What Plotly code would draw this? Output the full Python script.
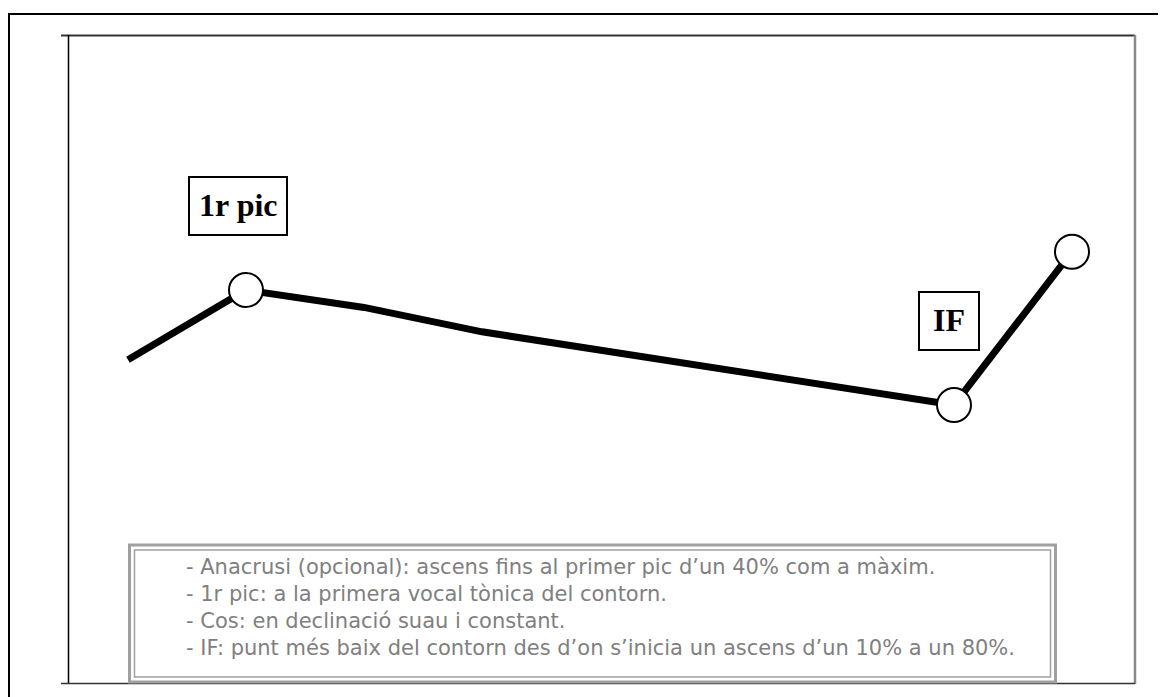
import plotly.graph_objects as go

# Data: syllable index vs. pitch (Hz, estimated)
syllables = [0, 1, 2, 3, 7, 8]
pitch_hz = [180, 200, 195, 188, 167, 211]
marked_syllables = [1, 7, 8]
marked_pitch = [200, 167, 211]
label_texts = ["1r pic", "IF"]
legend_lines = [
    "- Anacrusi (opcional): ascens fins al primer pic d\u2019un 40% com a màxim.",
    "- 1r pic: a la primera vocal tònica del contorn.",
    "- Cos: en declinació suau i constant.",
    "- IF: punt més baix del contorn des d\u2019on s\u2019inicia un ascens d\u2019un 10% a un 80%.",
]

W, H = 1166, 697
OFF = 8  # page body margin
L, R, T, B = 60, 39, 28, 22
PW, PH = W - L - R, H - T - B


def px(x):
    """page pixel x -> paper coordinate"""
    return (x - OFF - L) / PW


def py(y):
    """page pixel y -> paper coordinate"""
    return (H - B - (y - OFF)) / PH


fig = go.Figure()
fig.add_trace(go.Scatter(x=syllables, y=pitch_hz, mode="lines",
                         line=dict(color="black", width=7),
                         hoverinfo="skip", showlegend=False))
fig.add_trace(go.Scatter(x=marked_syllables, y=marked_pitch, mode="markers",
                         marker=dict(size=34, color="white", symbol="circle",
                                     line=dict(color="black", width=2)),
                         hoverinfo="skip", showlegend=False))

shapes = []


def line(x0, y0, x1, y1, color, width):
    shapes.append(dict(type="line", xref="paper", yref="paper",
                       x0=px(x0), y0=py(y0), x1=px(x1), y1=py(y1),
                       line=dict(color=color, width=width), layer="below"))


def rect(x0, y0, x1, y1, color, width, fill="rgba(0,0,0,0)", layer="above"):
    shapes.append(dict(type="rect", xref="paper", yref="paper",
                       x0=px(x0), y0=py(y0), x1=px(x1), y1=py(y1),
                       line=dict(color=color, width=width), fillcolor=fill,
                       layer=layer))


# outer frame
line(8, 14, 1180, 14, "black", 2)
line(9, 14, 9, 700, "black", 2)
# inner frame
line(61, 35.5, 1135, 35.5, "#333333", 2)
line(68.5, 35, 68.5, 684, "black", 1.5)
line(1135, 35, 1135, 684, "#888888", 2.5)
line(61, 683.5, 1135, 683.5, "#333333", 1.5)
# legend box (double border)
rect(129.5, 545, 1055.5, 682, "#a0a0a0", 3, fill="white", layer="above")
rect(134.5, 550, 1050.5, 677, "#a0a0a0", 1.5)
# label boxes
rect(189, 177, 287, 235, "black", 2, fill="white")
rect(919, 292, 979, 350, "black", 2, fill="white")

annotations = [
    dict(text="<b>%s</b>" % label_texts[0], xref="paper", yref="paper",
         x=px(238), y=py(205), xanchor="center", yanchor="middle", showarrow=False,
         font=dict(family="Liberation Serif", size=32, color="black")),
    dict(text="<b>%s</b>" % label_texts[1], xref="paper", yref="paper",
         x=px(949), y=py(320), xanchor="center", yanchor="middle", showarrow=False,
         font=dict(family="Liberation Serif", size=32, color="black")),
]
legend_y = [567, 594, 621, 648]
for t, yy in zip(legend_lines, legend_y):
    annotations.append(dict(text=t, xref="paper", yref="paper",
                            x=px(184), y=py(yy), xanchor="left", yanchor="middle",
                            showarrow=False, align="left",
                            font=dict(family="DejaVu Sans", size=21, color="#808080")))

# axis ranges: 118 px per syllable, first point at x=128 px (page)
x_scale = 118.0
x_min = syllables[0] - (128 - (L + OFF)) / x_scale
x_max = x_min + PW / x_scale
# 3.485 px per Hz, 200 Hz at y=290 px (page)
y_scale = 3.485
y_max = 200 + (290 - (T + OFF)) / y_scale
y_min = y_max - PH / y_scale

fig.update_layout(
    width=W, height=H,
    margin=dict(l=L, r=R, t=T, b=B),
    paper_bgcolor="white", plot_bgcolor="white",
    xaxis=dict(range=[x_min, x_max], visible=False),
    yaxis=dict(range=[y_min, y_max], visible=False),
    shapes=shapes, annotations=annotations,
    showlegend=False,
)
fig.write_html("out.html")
--
**REQUIREMENTS:**
Leaving the pictures aside, transcribe the entire listing exactly.

**REPLY:**
What Plotly code would draw this? Output the full Python script.
import plotly.graph_objects as go

# Data: syllable index vs. pitch (Hz, estimated)
syllables = [0, 1, 2, 3, 7, 8]
pitch_hz = [180, 200, 195, 188, 167, 211]
marked_syllables = [1, 7, 8]
marked_pitch = [200, 167, 211]
label_texts = ["1r pic", "IF"]
legend_lines = [
    "- Anacrusi (opcional): ascens fins al primer pic d\u2019un 40% com a màxim.",
    "- 1r pic: a la primera vocal tònica del contorn.",
    "- Cos: en declinació suau i constant.",
    "- IF: punt més baix del contorn des d\u2019on s\u2019inicia un ascens d\u2019un 10% a un 80%.",
]

W, H = 1166, 697
OFF = 8  # page body margin
L, R, T, B = 60, 39, 28, 22
PW, PH = W - L - R, H - T - B


def px(x):
    """page pixel x -> paper coordinate"""
    return (x - OFF - L) / PW


def py(y):
    """page pixel y -> paper coordinate"""
    return (H - B - (y - OFF)) / PH


fig = go.Figure()
fig.add_trace(go.Scatter(x=syllables, y=pitch_hz, mode="lines",
                         line=dict(color="black", width=7),
                         hoverinfo="skip", showlegend=False))
fig.add_trace(go.Scatter(x=marked_syllables, y=marked_pitch, mode="markers",
                         marker=dict(size=34, color="white", symbol="circle",
                                     line=dict(color="black", width=2)),
                         hoverinfo="skip", showlegend=False))

shapes = []


def line(x0, y0, x1, y1, color, width):
    shapes.append(dict(type="line", xref="paper", yref="paper",
                       x0=px(x0), y0=py(y0), x1=px(x1), y1=py(y1),
                       line=dict(color=color, width=width), layer="below"))


def rect(x0, y0, x1, y1, color, width, fill="rgba(0,0,0,0)", layer="above"):
    shapes.append(dict(type="rect", xref="paper", yref="paper",
                       x0=px(x0), y0=py(y0), x1=px(x1), y1=py(y1),
                       line=dict(color=color, width=width), fillcolor=fill,
                       layer=layer))


# outer frame
line(8, 14, 1180, 14, "black", 2)
line(9, 14, 9, 700, "black", 2)
# inner frame
line(61, 35.5, 1135, 35.5, "#333333", 2)
line(68.5, 35, 68.5, 684, "black", 1.5)
line(1135, 35, 1135, 684, "#888888", 2.5)
line(61, 683.5, 1135, 683.5, "#333333", 1.5)
# legend box (double border)
rect(129.5, 545, 1055.5, 682, "#a0a0a0", 3, fill="white", layer="above")
rect(134.5, 550, 1050.5, 677, "#a0a0a0", 1.5)
# label boxes
rect(189, 177, 287, 235, "black", 2, fill="white")
rect(919, 292, 979, 350, "black", 2, fill="white")

annotations = [
    dict(text="<b>%s</b>" % label_texts[0], xref="paper", yref="paper",
         x=px(238), y=py(205), xanchor="center", yanchor="middle", showarrow=False,
         font=dict(family="Liberation Serif", size=32, color="black")),
    dict(text="<b>%s</b>" % label_texts[1], xref="paper", yref="paper",
         x=px(949), y=py(320), xanchor="center", yanchor="middle", showarrow=False,
         font=dict(family="Liberation Serif", size=32, color="black")),
]
legend_y = [567, 594, 621, 648]
for t, yy in zip(legend_lines, legend_y):
    annotations.append(dict(text=t, xref="paper", yref="paper",
                            x=px(184), y=py(yy), xanchor="left", yanchor="middle",
                            showarrow=False, align="left",
                            font=dict(family="DejaVu Sans", size=21, color="#808080")))

# axis ranges: 118 px per syllable, first point at x=128 px (page)
x_scale = 118.0
x_min = syllables[0] - (128 - (L + OFF)) / x_scale
x_max = x_min + PW / x_scale
# 3.485 px per Hz, 200 Hz at y=290 px (page)
y_scale = 3.485
y_max = 200 + (290 - (T + OFF)) / y_scale
y_min = y_max - PH / y_scale

fig.update_layout(
    width=W, height=H,
    margin=dict(l=L, r=R, t=T, b=B),
    paper_bgcolor="white", plot_bgcolor="white",
    xaxis=dict(range=[x_min, x_max], visible=False),
    yaxis=dict(range=[y_min, y_max], visible=False),
    shapes=shapes, annotations=annotations,
    showlegend=False,
)
fig.write_html("out.html")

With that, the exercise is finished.